Солдат Империи (Арефьев) - страница 7

И еще писал Пугачев: «Копию этого указа отправьте в разные стороны и во все края копию с копии, не задерживая нисколько, передавать из деревни в деревню». Такие вести расходились широко и без бумаги, зачастую летели от деревни к деревне, опережая «государевы» отряды. Существовала и «обратная связь»: крестьяне, например, Алатырского уезда слали Пугачеву прошение о передаче им помещичьего хлеба и скота.

Жители Симбирской (тогда еще Казанской) губернии в немалом числе сами составляли повстанческое войско. Не будем голословными: в пофамильных реестрах этих отрядов перечислены жители сел Ставропольского и Симбирского уездов.

Через Симбирск же, из Яика в Москву везли схваченного в 1774 году Емельяна Пугачева.

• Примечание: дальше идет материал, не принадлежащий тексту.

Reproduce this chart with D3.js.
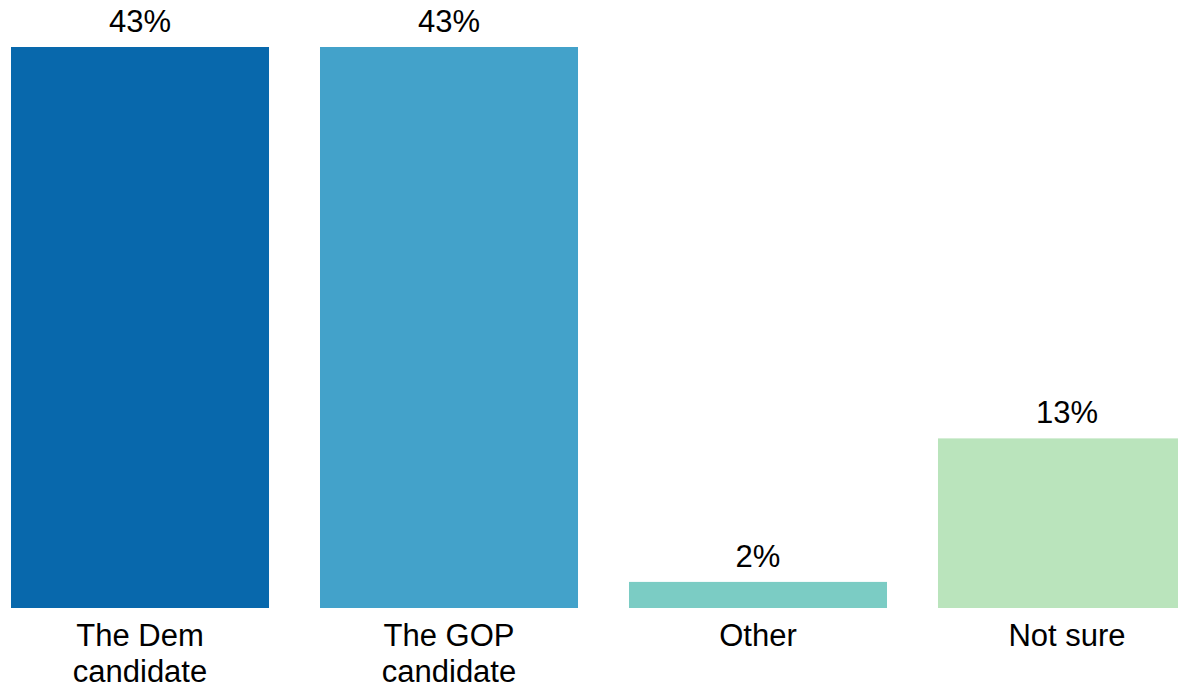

Таким образом, родители деда или бабки Ивана могли не только знать о Пугачеве, но быть очевидцами и даже участниками событий 1774 года в уездах Казанской губернии.

Выходит, наряду со сказками, легендами и поверьями, слышал Ваня весьма достоверные, передаваемые из поколения в поколение рассказы о событиях, что столь трагично разворачивались в родных ему местах за более чем пятьдесят лет до его рождения. В 1840 году жив был еще Салават Юлаев, девяностолетний пугачевский полковник отбывал пожизненную каторгу… Не знал этого Иван – на ту пору исполнилось мальчишке десять лет.

Жизнь крепостного крестьянина и в середине XIX века целиком зависела от нрава помещика, произвол которого – во всяком случае, до царствования Николая I – никем и ничем не ограничивался. Побои, издевательства и даже пытки крепостных, в том числе женщин, считались делом обычным, скорее нормой, чем исключением. Назначенный помещиком управитель, зачастую из самих же крестьян, вел себя порой более жестоко, чем барин. В годы царствования Николая Павловича было «трудно подыскать такое безобразие, которого помещик не совершал бы по отношению к крепостным людям». Несмотря на запрет, продолжалась и продажа крестьян.

И это – невзирая на прямое обращение царя к своим титулованным подданным: «Земли принадлежат нам, дворянам, по праву, потому что мы приобрели их нашею кровью, пролитой за государство, но я не понимаю, каким образом человек сделался вещью. …Этому должно положить конец».

Но жаловаться подневольному было некому, за всякое проявление недовольства наказывали его нещадно. В ответ крестьяне бунтовали, жгли помещичьи усадьбы, с наслаждением секли помещиков розгами – сводили счеты с ними. И такие расправы отмечались не единожды.

Известен случай, когда крестьяне барина не только высекли, но взяли с него расписку в том, что он не будет им мстить. Однако через некоторое время помещик отдал наиболее усердного крепостного «воспитателя» в солдаты. Тот предъявил сохраненную расписку приемной комиссии, и она стала известна при Дворе. Достоверно, что бывшему помещику камергеру пришлось с позором покинуть пределы России.